## START EXCERPTED RECORDS

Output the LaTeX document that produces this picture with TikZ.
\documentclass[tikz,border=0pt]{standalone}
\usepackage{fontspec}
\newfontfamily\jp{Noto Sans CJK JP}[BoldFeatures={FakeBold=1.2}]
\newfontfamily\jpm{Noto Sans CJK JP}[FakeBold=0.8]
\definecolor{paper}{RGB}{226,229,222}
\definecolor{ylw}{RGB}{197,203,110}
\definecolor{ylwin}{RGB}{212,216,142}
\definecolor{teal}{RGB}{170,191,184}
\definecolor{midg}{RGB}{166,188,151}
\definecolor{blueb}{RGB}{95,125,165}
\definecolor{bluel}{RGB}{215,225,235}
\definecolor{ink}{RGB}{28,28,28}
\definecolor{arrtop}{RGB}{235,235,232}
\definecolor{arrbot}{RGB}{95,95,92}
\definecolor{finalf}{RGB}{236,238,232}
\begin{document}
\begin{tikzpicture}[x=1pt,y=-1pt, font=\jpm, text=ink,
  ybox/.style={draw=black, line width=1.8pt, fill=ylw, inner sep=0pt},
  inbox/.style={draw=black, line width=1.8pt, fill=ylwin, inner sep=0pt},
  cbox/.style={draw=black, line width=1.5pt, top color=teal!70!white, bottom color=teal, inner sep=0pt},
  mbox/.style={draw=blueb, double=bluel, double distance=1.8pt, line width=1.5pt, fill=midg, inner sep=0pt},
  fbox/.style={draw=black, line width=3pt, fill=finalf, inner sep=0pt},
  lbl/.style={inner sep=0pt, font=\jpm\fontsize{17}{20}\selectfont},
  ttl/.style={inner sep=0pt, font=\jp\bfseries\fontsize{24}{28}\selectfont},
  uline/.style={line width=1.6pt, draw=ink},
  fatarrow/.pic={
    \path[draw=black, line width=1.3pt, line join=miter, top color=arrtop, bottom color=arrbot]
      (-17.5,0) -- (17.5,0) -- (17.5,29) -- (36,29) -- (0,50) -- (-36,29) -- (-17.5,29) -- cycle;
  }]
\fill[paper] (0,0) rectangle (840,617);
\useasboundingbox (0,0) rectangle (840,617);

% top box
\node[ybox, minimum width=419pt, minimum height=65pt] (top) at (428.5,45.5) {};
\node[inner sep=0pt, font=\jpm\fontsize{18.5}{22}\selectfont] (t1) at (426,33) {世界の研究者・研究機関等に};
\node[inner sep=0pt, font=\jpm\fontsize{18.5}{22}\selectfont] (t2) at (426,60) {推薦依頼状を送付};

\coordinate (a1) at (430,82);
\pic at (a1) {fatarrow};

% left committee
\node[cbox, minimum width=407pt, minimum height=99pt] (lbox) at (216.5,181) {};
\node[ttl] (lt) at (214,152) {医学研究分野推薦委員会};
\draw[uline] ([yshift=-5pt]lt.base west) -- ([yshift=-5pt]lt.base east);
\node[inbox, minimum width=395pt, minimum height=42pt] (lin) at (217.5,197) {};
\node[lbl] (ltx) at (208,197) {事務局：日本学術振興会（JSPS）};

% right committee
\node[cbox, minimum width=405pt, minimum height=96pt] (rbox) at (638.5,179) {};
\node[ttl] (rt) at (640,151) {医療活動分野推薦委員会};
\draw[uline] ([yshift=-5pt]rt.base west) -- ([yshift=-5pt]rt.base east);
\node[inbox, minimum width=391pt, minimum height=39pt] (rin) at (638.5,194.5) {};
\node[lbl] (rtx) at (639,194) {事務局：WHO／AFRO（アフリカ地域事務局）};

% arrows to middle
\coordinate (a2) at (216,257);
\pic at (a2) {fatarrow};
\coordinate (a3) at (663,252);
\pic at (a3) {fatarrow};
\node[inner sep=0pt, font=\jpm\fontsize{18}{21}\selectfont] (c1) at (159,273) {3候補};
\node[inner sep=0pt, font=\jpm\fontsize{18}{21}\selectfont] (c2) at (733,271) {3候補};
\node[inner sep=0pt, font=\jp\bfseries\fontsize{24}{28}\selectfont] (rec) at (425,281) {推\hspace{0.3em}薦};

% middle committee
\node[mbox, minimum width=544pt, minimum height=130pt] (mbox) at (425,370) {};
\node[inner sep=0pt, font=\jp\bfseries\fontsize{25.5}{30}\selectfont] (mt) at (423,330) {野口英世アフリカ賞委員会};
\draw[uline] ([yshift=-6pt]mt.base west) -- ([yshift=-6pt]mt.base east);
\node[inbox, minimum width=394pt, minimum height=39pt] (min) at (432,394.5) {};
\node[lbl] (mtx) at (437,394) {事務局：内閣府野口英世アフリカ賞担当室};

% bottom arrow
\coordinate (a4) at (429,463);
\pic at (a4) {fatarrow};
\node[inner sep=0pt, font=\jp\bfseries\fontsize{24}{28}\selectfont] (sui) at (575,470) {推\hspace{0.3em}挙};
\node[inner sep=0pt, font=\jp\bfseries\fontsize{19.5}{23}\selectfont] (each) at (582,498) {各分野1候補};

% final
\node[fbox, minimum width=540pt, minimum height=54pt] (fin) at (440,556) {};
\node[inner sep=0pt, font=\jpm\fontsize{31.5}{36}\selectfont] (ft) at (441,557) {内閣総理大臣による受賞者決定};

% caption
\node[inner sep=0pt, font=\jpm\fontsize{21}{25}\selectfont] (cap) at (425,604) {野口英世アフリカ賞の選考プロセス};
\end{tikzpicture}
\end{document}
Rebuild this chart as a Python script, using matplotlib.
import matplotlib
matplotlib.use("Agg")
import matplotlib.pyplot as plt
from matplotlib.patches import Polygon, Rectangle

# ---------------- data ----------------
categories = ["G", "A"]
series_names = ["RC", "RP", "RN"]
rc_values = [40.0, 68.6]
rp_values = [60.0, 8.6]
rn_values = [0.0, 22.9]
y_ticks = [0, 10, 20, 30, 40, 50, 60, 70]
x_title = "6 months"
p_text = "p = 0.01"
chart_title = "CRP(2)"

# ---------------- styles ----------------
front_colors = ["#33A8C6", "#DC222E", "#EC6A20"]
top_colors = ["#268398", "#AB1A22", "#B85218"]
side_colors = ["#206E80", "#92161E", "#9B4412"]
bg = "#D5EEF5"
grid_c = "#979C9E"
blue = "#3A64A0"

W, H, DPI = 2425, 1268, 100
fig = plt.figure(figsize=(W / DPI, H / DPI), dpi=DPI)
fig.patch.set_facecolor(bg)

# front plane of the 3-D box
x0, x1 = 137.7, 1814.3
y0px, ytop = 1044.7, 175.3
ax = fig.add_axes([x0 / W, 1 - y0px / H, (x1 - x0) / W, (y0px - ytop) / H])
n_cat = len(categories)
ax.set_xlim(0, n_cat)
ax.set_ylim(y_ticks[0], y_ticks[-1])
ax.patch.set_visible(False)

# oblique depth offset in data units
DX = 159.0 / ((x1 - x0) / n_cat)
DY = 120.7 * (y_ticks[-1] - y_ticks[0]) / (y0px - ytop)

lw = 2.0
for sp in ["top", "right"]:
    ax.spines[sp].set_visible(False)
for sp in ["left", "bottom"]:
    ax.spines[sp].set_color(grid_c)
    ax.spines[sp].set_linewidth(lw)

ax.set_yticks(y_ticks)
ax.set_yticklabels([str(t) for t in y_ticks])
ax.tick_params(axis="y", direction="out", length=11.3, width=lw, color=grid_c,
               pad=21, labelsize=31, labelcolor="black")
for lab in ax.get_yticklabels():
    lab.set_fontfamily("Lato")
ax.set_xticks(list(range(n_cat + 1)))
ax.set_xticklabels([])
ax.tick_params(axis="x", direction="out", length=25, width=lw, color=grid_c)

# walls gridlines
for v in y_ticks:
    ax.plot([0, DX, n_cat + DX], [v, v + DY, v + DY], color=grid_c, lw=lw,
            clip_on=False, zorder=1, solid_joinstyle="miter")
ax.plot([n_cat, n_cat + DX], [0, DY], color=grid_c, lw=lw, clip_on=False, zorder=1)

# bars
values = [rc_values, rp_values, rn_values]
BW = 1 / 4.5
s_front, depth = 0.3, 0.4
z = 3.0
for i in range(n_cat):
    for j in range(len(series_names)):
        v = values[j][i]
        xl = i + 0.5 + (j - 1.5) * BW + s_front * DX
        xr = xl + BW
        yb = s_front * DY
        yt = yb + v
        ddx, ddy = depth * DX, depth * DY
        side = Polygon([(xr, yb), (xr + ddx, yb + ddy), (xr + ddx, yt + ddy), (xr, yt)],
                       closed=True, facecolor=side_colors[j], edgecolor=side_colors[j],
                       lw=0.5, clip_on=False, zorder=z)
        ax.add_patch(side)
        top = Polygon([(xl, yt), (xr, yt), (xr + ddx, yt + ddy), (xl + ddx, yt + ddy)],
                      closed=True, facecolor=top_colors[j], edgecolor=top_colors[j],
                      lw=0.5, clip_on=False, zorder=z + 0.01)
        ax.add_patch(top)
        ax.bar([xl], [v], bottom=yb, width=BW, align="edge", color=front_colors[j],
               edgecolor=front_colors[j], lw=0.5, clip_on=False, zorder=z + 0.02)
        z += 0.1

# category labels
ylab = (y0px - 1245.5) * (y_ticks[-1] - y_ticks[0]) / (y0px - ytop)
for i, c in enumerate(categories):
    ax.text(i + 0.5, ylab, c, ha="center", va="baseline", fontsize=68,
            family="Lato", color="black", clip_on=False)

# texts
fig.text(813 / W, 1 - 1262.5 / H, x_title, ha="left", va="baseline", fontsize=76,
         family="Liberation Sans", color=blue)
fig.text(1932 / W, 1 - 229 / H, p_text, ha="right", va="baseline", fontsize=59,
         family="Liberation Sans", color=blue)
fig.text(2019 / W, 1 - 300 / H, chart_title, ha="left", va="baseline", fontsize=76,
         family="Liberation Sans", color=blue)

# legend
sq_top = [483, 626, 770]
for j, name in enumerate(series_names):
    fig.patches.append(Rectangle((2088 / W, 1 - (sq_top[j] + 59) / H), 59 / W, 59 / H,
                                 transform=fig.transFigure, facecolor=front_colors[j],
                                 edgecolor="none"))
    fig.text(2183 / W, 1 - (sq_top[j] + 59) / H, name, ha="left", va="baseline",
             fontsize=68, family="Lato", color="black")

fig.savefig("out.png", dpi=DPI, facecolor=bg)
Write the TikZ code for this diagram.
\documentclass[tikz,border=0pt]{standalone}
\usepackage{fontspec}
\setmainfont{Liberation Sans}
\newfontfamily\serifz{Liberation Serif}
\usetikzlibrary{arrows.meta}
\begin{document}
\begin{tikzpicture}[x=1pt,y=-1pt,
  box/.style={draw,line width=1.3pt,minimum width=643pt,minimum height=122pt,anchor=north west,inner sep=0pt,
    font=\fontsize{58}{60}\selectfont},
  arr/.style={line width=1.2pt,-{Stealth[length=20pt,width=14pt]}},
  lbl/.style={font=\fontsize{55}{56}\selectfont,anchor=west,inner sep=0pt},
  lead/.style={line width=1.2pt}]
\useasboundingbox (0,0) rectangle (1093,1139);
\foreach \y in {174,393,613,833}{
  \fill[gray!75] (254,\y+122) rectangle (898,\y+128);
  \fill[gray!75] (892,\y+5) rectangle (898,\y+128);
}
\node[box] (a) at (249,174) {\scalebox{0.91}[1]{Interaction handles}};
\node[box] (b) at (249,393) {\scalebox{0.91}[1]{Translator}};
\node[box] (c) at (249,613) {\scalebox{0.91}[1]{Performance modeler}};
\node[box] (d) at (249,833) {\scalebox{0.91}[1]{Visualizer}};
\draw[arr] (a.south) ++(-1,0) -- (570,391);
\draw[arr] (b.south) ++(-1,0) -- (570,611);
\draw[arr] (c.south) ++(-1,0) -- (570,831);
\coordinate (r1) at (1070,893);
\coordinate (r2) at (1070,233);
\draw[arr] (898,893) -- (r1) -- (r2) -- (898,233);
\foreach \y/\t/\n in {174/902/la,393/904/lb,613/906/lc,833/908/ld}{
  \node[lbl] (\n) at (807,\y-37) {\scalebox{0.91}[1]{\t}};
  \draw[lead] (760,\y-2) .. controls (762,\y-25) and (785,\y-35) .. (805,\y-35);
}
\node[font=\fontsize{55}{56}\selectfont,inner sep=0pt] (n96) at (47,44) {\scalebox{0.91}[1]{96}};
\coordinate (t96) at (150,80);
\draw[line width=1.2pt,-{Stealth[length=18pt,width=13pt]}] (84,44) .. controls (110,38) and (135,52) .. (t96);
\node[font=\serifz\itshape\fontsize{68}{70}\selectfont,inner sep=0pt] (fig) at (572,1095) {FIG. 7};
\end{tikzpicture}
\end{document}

## END EXCERPTED RECORDS

TASK GOAL
Sift the material for lines with the string "this". Copy each one found.

TASK ANSWER
Output the LaTeX document that produces this picture with TikZ.
Rebuild this chart as a Python script, using matplotlib.
Write the TikZ code for this diagram.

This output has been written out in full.